Rows from a dataset of charts and code —
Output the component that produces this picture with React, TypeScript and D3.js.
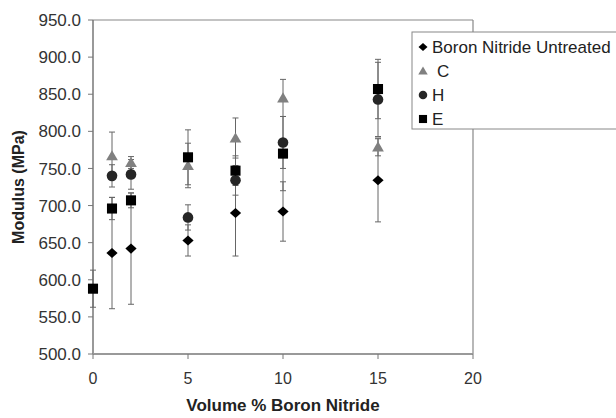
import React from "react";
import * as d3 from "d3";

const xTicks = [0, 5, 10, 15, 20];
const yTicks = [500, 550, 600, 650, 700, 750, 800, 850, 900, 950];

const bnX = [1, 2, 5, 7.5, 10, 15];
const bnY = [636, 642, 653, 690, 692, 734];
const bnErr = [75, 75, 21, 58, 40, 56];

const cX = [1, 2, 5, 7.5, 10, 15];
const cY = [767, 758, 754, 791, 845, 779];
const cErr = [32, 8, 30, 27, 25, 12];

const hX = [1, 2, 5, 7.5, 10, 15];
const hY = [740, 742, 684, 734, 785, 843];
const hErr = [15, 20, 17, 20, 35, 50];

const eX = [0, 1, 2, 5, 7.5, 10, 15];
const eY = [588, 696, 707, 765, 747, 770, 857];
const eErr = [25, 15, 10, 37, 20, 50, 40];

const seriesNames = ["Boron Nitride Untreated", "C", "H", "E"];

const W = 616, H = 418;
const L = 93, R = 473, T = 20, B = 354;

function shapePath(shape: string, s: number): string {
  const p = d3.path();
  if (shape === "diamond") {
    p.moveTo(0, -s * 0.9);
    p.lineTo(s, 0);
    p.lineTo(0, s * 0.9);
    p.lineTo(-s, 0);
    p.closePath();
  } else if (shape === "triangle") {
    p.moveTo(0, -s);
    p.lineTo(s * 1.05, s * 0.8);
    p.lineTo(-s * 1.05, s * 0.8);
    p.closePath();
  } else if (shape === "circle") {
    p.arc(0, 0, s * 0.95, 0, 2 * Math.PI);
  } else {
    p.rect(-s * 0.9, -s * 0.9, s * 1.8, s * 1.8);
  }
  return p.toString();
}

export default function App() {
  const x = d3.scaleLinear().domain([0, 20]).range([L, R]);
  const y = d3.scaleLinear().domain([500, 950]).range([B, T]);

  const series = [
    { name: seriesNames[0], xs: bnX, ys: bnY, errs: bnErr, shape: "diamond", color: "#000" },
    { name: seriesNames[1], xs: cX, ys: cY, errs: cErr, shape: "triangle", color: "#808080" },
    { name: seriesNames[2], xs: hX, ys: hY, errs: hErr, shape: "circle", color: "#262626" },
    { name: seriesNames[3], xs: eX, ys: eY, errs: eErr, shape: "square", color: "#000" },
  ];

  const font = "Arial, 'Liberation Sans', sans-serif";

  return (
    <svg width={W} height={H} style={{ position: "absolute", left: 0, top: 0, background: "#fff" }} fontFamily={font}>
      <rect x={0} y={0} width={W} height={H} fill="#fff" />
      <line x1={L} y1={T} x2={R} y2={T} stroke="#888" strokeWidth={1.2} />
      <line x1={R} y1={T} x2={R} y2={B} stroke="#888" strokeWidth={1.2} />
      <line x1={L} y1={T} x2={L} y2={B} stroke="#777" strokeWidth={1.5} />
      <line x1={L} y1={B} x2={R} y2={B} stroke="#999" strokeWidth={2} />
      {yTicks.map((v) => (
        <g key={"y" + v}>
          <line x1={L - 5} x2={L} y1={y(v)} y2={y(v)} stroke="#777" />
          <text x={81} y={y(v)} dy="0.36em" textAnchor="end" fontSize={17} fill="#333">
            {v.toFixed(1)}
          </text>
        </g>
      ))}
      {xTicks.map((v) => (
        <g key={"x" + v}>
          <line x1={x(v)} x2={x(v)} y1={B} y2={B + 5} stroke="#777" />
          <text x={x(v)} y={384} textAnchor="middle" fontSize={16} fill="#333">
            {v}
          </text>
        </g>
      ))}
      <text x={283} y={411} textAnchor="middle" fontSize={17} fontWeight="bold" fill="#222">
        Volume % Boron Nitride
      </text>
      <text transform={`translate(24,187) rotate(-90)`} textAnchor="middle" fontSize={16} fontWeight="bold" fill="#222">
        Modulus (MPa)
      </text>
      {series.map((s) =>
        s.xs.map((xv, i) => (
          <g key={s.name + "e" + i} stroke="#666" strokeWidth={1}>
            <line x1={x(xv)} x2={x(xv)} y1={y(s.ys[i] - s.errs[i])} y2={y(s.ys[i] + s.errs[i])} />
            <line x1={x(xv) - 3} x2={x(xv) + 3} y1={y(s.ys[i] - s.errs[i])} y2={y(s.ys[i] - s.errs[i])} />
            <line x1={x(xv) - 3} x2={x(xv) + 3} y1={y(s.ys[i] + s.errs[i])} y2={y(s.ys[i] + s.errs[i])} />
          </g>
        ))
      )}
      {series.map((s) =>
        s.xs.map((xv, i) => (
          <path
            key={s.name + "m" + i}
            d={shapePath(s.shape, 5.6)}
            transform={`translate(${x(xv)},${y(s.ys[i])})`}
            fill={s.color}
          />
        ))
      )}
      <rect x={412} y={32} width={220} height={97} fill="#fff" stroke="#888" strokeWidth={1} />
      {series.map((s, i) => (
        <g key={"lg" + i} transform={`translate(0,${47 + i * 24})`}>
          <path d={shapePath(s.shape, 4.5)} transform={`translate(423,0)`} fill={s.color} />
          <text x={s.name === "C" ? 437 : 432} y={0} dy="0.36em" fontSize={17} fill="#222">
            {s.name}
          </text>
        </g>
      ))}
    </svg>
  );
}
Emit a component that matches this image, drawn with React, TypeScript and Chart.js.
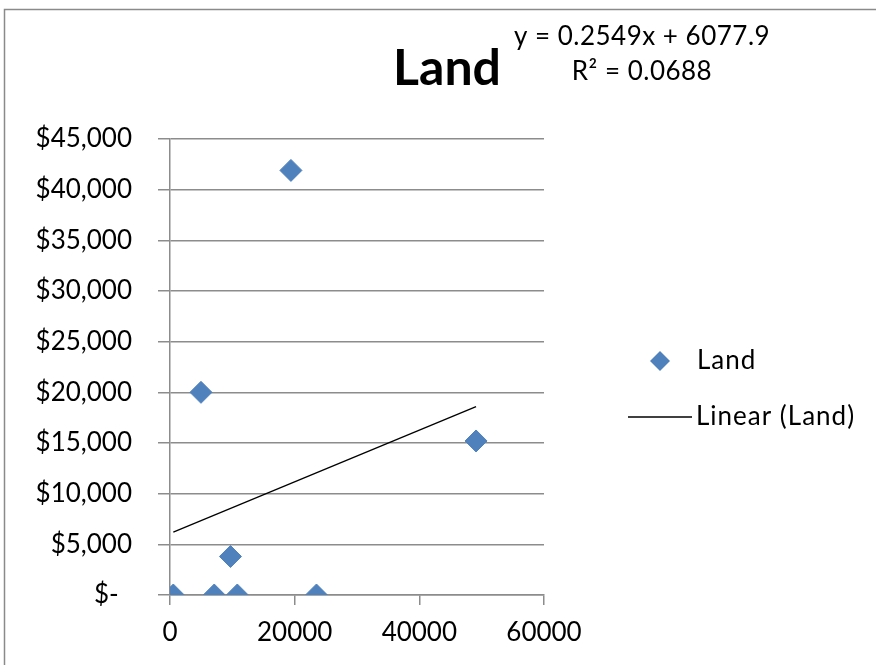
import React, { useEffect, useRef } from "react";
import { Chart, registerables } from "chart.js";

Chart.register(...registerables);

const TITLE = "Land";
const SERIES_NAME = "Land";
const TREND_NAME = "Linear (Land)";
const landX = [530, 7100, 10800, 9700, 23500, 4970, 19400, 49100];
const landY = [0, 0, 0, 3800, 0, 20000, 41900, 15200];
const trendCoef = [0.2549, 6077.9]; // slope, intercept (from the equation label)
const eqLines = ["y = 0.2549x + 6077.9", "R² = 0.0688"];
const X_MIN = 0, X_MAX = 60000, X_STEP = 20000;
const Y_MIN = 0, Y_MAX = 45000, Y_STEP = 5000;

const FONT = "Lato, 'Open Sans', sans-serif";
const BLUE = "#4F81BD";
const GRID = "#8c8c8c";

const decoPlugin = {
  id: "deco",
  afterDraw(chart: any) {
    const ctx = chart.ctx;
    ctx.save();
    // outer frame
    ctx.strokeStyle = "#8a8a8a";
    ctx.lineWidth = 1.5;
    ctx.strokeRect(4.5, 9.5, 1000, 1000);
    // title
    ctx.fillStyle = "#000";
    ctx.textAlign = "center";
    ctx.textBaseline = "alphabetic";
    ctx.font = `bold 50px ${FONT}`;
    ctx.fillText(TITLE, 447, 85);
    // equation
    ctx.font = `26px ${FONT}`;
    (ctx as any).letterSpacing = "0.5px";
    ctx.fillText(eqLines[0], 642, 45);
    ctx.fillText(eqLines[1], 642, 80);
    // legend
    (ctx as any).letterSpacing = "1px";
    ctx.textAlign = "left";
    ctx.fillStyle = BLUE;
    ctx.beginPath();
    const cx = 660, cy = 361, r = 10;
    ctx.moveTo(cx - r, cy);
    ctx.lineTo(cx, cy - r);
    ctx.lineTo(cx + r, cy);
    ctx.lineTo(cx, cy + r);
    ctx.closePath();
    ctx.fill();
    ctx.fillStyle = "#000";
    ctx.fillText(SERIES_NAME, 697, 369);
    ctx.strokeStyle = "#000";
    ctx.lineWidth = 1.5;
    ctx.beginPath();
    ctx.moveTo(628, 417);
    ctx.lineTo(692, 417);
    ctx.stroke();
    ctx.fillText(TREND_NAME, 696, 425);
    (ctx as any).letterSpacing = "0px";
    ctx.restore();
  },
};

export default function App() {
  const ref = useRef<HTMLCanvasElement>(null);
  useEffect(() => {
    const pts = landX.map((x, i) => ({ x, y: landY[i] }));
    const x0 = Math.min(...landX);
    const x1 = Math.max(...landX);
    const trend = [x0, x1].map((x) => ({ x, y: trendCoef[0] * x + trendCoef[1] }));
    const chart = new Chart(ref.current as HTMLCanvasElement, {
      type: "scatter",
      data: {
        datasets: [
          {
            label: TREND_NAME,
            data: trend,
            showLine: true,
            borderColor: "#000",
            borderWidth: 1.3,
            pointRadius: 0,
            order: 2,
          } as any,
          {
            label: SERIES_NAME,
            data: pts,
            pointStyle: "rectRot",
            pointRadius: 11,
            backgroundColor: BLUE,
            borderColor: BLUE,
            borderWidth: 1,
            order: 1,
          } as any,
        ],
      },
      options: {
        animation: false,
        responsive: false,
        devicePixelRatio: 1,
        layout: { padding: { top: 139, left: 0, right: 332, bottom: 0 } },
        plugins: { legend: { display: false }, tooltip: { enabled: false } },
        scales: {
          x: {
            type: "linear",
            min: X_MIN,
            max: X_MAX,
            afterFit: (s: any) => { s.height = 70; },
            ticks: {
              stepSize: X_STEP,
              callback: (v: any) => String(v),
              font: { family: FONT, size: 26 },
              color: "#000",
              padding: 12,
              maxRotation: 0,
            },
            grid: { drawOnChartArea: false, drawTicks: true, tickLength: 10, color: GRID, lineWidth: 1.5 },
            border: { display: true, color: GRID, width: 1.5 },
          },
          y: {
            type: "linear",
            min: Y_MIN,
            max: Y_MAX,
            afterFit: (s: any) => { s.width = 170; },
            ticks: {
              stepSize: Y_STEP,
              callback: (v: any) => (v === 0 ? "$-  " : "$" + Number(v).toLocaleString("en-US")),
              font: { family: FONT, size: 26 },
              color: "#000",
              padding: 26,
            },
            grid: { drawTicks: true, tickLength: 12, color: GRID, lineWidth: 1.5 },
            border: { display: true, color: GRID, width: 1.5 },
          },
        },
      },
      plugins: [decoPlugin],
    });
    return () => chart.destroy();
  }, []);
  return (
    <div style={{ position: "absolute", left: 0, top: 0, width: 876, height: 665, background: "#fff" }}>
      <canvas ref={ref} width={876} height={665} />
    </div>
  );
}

Problem description — Leave out any pictures and return exactly the lines from the beginning of the data through the line with "const hErr = [15, 20, 17, 20, 35, 50];", inclusive.

Task output —
Output the component that produces this picture with React, TypeScript and D3.js.
import React from "react";
import * as d3 from "d3";

const xTicks = [0, 5, 10, 15, 20];
const yTicks = [500, 550, 600, 650, 700, 750, 800, 850, 900, 950];

const bnX = [1, 2, 5, 7.5, 10, 15];
const bnY = [636, 642, 653, 690, 692, 734];
const bnErr = [75, 75, 21, 58, 40, 56];

const cX = [1, 2, 5, 7.5, 10, 15];
const cY = [767, 758, 754, 791, 845, 779];
const cErr = [32, 8, 30, 27, 25, 12];

const hX = [1, 2, 5, 7.5, 10, 15];
const hY = [740, 742, 684, 734, 785, 843];
const hErr = [15, 20, 17, 20, 35, 50];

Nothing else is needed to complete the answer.